Mission briefing: Contextualization

Mission briefing: Contextualization

by | 31 May 2017

When believers from one culture introduce the “unchanging gospel” to people of another culture, how do they keep the Good News from being dismissed as a foreign import? The short answer is one word: Contextualization.

When Christianity moves from one culture to another, there is danger that it will be thought of as belonging in the first culture, but very much out of place in the second one. The chances of that happening can be lessened if the gospel will be proclaimed and lived out in culturally understandable ways. That process of meaningfully connecting biblical revelation to a specific culture is called “contextualization.”

Missiologist Darrell Whiteman said it this way: “Contextualization attempts to communicate the gospel in word and deed and to establish the church in ways that make sense to people within their local cultural context.”

Having the gospel “make sense” to people of a culture does not, of course, mean everyone will rush to embrace it.

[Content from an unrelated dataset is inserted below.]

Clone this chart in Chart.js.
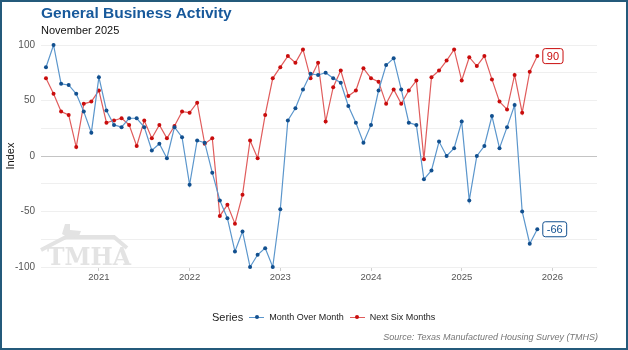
<!DOCTYPE html>
<html>
<head>
<meta charset="utf-8">
<script src="https://cdn.jsdelivr.net/npm/chart.js@4.4.4/dist/chart.umd.min.js"></script>
<style>
  html, body { margin: 0; padding: 0; background: #fff; }
  #frame {
    position: relative; width: 628px; height: 350px;
    box-sizing: border-box; border: 2px solid #245a7b;
    font-family: "Liberation Sans", Arial, sans-serif; overflow: hidden;
  }
  #frame canvas { position: absolute; left: -2px; top: -2px; }
  .title { position: absolute; left: 39px; top: 2px; font-size: 15.5px; font-weight: bold; color: #17599b; }
  .subtitle { position: absolute; left: 39px; top: 22px; font-size: 11px; color: #111; }
  .legend { position: absolute; left: 210px; top: 309px; display: flex; align-items: center; color: #222; }
  .legend .head { font-size: 11px; margin-right: 6px; }
  .legend .item { display: flex; align-items: center; font-size: 9px; margin-right: 6px; }
  .legend .glyph { position: relative; width: 15px; height: 8px; margin-right: 5px; }
  .legend .glyph i { position: absolute; left: 0; right: 0; top: 3.5px; height: 1.2px; }
  .legend .glyph b { position: absolute; left: 5.5px; top: 2px; width: 4px; height: 4px; border-radius: 50%; }
  .source { position: absolute; right: 28px; top: 330px; font-size: 9px; font-style: italic; color: #777; }
</style>
</head>
<body>
<div id="frame">
  <canvas id="chart" width="628" height="350"></canvas>
  <div class="title">General Business Activity</div>
  <div class="subtitle">November 2025</div>
  <div class="legend">
    <span class="head">Series</span>
    <span class="item"><span class="glyph"><i style="background:#5b96cc"></i><b style="background:#12508f"></b></span>Month Over Month</span>
    <span class="item"><span class="glyph"><i style="background:#e05c5c"></i><b style="background:#c90d0d"></b></span>Next Six Months</span>
  </div>
  <div class="source">Source: Texas Manufactured Housing Survey (TMHS)</div>
</div>
<script>
// Monthly survey, first month June 2020, last month November 2025
const firstYear = 2020
const firstMonth = 6

const monthOverMonth = [
  80, 100, 65, 64, 56, 40, 21,
  71, 41, 28, 26, 34, 34, 26, 5, 11, -2, 26, 17, -26, 14, 12, -15, -40,
  -56, -86, -68, -100, -89, -83, -100, -48, 32, 43, 60, 74,
  73, 75, 70, 66, 45, 30, 12, 28, 59, 82, 88, 60,
  30, 28, -21, -13, 13, 0, 7, 31, -40, 0, 9, 36,
  7, 26, 46, -50, -79, -66
]

const nextSixMonths = [
  70, 56, 40, 37, 8, 47, 49,
  59, 30, 32, 34, 28, 9, 32, 16, 28, 16, 27, 40, 39, 48, 11, 16, -54,
  -44, -61, -35, 14, -2, 37, 70, 80, 90, 84, 96, 70,
  84, 31, 62, 77, 54, 59, 79, 70, 67, 47, 60, 47,
  59, 68, -3, 71, 77, 86, 96, 68, 89, 81, 90, 69,
  49, 42, 73, 39, 76, 90
]

const yearTicks = [2021, 2022, 2023, 2024, 2025, 2026]

const toIndex = (year) => (year - firstYear) * 12 + 1 - firstMonth
const toPoints = (arr) => arr.map((v, i) => ({ x: i, y: v }))

const BLUE_LINE = "#5b96cc", BLUE_PT = "#12508f"
const RED_LINE = "#e05c5c", RED_PT = "#c90d0d"

// faint TMHA logo behind the lines
const watermark = {
  id: "watermark",
  beforeDatasetsDraw(chart) {
    const { ctx, chartArea } = chart
    const x = chartArea.left, b = chartArea.bottom
    ctx.save()
    ctx.fillStyle = "#e3e3e3"
    ctx.strokeStyle = "#e3e3e3"
    // roof
    ctx.lineWidth = 4
    ctx.beginPath()
    ctx.moveTo(x, b - 17)
    ctx.lineTo(x + 25, b - 30)
    ctx.lineTo(x + 73, b - 30)
    ctx.lineTo(x + 86, b - 19)
    ctx.stroke()
    // little state outline on the ridge
    ctx.beginPath()
    ctx.moveTo(x + 21, b - 33)
    ctx.lineTo(x + 24, b - 43)
    ctx.lineTo(x + 29, b - 43)
    ctx.lineTo(x + 29, b - 37)
    ctx.lineTo(x + 40, b - 36)
    ctx.lineTo(x + 38, b - 31)
    ctx.lineTo(x + 30, b - 28)
    ctx.closePath()
    ctx.fill()
    // letters squeezed to the logo width
    ctx.font = "bold 24px 'DejaVu Serif', serif"
    const w = ctx.measureText("TMHA").width
    ctx.translate(x + 6, b - 2)
    ctx.scale(84 / w, 1)
    ctx.fillText("TMHA", 0, 0)
    ctx.restore()
  }
}

// boxed value next to the last point of each series
const endLabels = {
  id: "endLabels",
  afterDatasetsDraw(chart) {
    const { ctx } = chart
    ctx.save()
    ctx.font = "11px 'Liberation Sans', Arial, sans-serif"
    ctx.textBaseline = "middle"
    chart.data.datasets.forEach((ds, i) => {
      const meta = chart.getDatasetMeta(i)
      const pt = meta.data[meta.data.length - 1]
      const text = String(ds.data[ds.data.length - 1].y)
      const w = ctx.measureText(text).width + 8
      const bx = pt.x + 5.5, by = pt.y - 7.5
      ctx.fillStyle = "#fff"
      ctx.strokeStyle = ds.pointBackgroundColor
      ctx.lineWidth = 1
      ctx.beginPath()
      ctx.roundRect(bx, by, w, 15, 2.5)
      ctx.fill()
      ctx.stroke()
      ctx.fillStyle = ds.pointBackgroundColor
      ctx.fillText(text, bx + 4, by + 8)
    })
    ctx.restore()
  }
}

new Chart(document.getElementById("chart"), {
  type: "line",
  data: {
    datasets: [
      {
        label: "Month Over Month",
        data: toPoints(monthOverMonth),
        borderColor: BLUE_LINE,
        backgroundColor: BLUE_PT,
        pointBackgroundColor: BLUE_PT,
        pointBorderWidth: 0,
        pointRadius: 2,
        borderWidth: 1.2,
        tension: 0,
        clip: false
      },
      {
        label: "Next Six Months",
        data: toPoints(nextSixMonths),
        borderColor: RED_LINE,
        backgroundColor: RED_PT,
        pointBackgroundColor: RED_PT,
        pointBorderWidth: 0,
        pointRadius: 2,
        borderWidth: 1.2,
        tension: 0,
        clip: false
      }
    ]
  },
  options: {
    responsive: false,
    animation: false,
    layout: { padding: { left: 0, right: 31, top: 45, bottom: 63 } },
    plugins: {
      legend: { display: false },
      tooltip: { enabled: false }
    },
    scales: {
      x: {
        type: "linear",
        min: -0.66,
        max: 72.9,
        afterFit: (s) => { s.height = 20 },
        afterBuildTicks: (s) => { s.ticks = yearTicks.map(y => ({ value: toIndex(y) })) },
        ticks: {
          color: "#555",
          font: { family: "'Liberation Sans', Arial, sans-serif", size: 9.5 },
          padding: 1,
          maxRotation: 0,
          callback: (v) => String(firstYear + Math.round((v + firstMonth - 1) / 12))
        },
        grid: { drawOnChartArea: false, drawTicks: true, tickLength: 4, tickColor: "#cfcfcf" },
        border: { display: false }
      },
      y: {
        min: -100,
        max: 100,
        afterFit: (s) => { s.width = 41 },
        ticks: {
          stepSize: 25,
          color: "#555",
          padding: 6,
          font: { family: "'Liberation Sans', Arial, sans-serif", size: 10 },
          callback: (v) => (v % 50 === 0 ? String(v) : "")
        },
        grid: {
          drawTicks: false,
          lineWidth: 1,
          color: (c) => (c.tick && c.tick.value === 0 ? "#c4c4c4" : "#efefef")
        },
        border: { display: false },
        title: {
          display: true,
          text: "Index",
          color: "#111",
          font: { family: "'Liberation Sans', Arial, sans-serif", size: 11 },
          padding: { top: 4, bottom: 0 }
        }
      }
    }
  },
  plugins: [watermark, endLabels]
})
</script>
</body>
</html>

People must decide if they are willing to make the changes necessary for Jesus to be their Savior and Lord. That does not mean, of course, that people must abandon their ethnic or cultural identify to follow Jesus. Authentic contextualization is based on the premise that when people allow Christ’s transforming power into their lives, they will be even better Nicaraguans or Japanese or Bulgarians or Navajos than they were before.

Contextualization does not mean robbing the gospel of its essence or “watering it down” to make it more palatable. On the contrary, good contextualization renders expressions of the “unchanging gospel” more faithful to Scripture than they would otherwise be. Holy-Sprit-led contextualization allows Scripture to be as powerful and transformative in each cultural context as it can possibly be.

Proper contextualization moves gospel proclamation past a sense of foreignness to allow each people group to hear God say: “This is my design for you.” Contextualization allows people of a culture to see that Yahweh, Creator of the universe who reveals Himself in Jesus Christ, loves them and wants a relationship with them.

In tangible terms, contextualization involves the wording of theological expressions as well as things like sermon illustrations, music styles, artwork, decision-making, lifestyle choices, church programs and schedules, modes of preaching and teaching, the process of discipleship, evangelistic outreach, leadership selection, and even architecture.

It must be clear, says missions professor Zane Pratt, that the ultimate purpose of contextualization “is not comfort, but clarity.” Thus, authentic contextualization does not involve the softening or white-washing of Jesus’ radical commands. Indeed, contextualization enables the gospel to be offensive to each culture for exactly the right reasons. Whiteman has said that good contextualization makes sure that the gospel “engages people at the level of their deepest needs.”

Authentic contextualization must travel on two rails. One rail is an unwavering faithfulness to Scripture. The other rail is that of communicating and living out the Word of the Lord in ways that are familiar to people in a particular cultural context.